Pakistani cleric Muhammad Tahir-ul-Qadri warned the government that his supporters will return to the streets if it doesn't stick to a newly minted deal.
He struck a deal with Pakistan's ruling coalition on Thursday that will give his party some say over the formation of a caretaker government ahead of coming elections.
Mr Qadri's return to Pakistani politics a few weeks ago after years of living in Canada, and his calls for the military be involved in an interim government, sparked speculation that he is backed by the country's army.
He supported a 1999 military coup and praised the military during speeches this week.
A spokesman said that Mr Qadri, who led four days of street protests in Islamabad in a bid to topple the government, will keep pushing for political reforms and a halt to corruption.

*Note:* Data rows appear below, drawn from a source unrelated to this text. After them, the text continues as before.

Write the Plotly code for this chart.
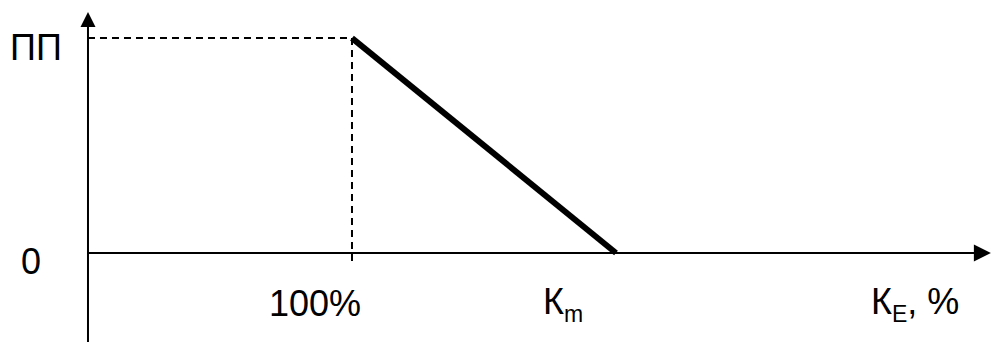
import plotly.graph_objects as go

# Schematic data (x in %, y in units of ПП)
line_x = [100, 200]          # 100% -> Кm
line_y = [1, 0]              # ПП -> 0
guide_h_x = [0, 100]
guide_h_y = [1, 1]
guide_v_x = [100, 100]
guide_v_y = [1, -0.042]

sub_style = "font-size:23px"
label_texts = ["ПП", "0", "100%",
               "К<sub><span style='%s'>m</span></sub>" % sub_style,
               "К<sub><span style='%s'>E</span></sub>, %%" % sub_style]
label_x = [-19.7, -21.6, 86.0, 171.6, 295.8]
label_y = [0.958, -0.04, -0.235, -0.235, -0.235]
label_anchor = ["center", "center", "center", "left", "left"]

x_range = [-33.33, 342.05]
y_range = [-0.414, 1.177]
y_axis_x = [0, 0]
y_axis_y = [-0.414, 1.06]
y_axis_tip = 1.121
x_axis_x = [0, 339]
x_axis_y = [0, 0]
x_axis_tip = 342.0

fig = go.Figure()

# axes
fig.add_trace(go.Scatter(x=y_axis_x, y=y_axis_y, mode="lines",
                         line=dict(color="black", width=2), hoverinfo="skip"))
fig.add_trace(go.Scatter(x=x_axis_x, y=x_axis_y, mode="lines",
                         line=dict(color="black", width=2), hoverinfo="skip"))
fig.add_trace(go.Scatter(x=[0], y=[y_axis_tip], mode="markers", cliponaxis=False,
                         marker=dict(symbol="arrow-up", size=15, color="black",
                                     line=dict(width=0)), hoverinfo="skip"))
fig.add_trace(go.Scatter(x=[x_axis_tip], y=[0], mode="markers", cliponaxis=False,
                         marker=dict(symbol="arrow-right", size=17, color="black",
                                     line=dict(width=0)), hoverinfo="skip"))

fig.add_trace(go.Scatter(x=guide_h_x, y=guide_h_y, mode="lines",
                         line=dict(color="black", width=2, dash="7px,5px"),
                         hoverinfo="skip"))
fig.add_trace(go.Scatter(x=guide_v_x, y=guide_v_y, mode="lines",
                         line=dict(color="black", width=2, dash="7px,5px"),
                         hoverinfo="skip"))
fig.add_trace(go.Scatter(x=line_x, y=line_y, mode="lines",
                         line=dict(color="black", width=6),
                         hoverinfo="skip"))

annotations = []
for t, x, y, a in zip(label_texts, label_x, label_y, label_anchor):
    annotations.append(dict(x=x, y=y, xref="x", yref="y", text=t, showarrow=False,
                            xanchor=a, yanchor="middle",
                            font=dict(family="Liberation Sans, Arial", size=36, color="black")))

fig.update_layout(
    width=991, height=342,
    margin=dict(l=0, r=0, t=0, b=0),
    paper_bgcolor="white", plot_bgcolor="white",
    showlegend=False,
    xaxis=dict(range=x_range, visible=False, fixedrange=True),
    yaxis=dict(range=y_range, visible=False, fixedrange=True),
    annotations=annotations,
)

fig.write_html("out.html", config={"displayModeBar": False},
               post_script="document.body.style.margin='0';document.body.style.overflow='hidden';")
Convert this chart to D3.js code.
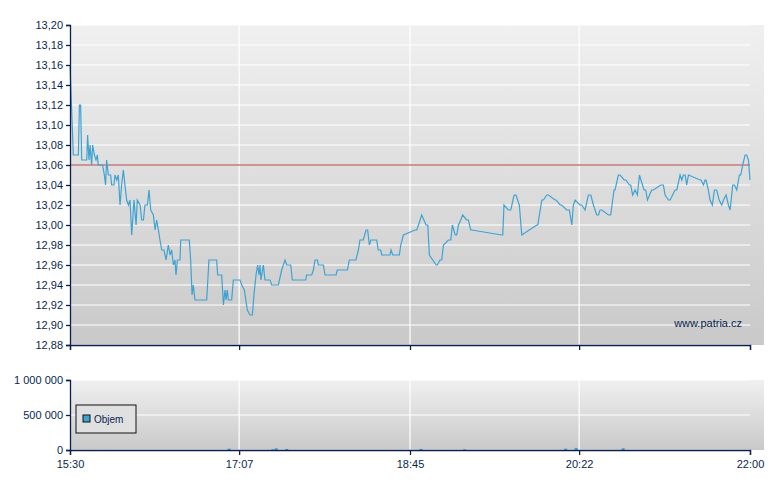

As well as giving him a voice in who leads the caretaker administration, the government also agreed to dissolve parliament before the scheduled date of March 16, although it didn't say when.
It said a vote would be held within 90 days of dissolution and electoral reforms would be discussed.
Separately, shops, businesses and schools shut across Karachi after the murder of Manzar Imam, an MP from the Muttahida Qaumi Movement, a coalition partner in the federal government and the dominant political party in the city.
Mr Imam and three of his guards were killed in a drive-by shooting on Thursday.
Overnight violence left five people dead and around 30 wounded.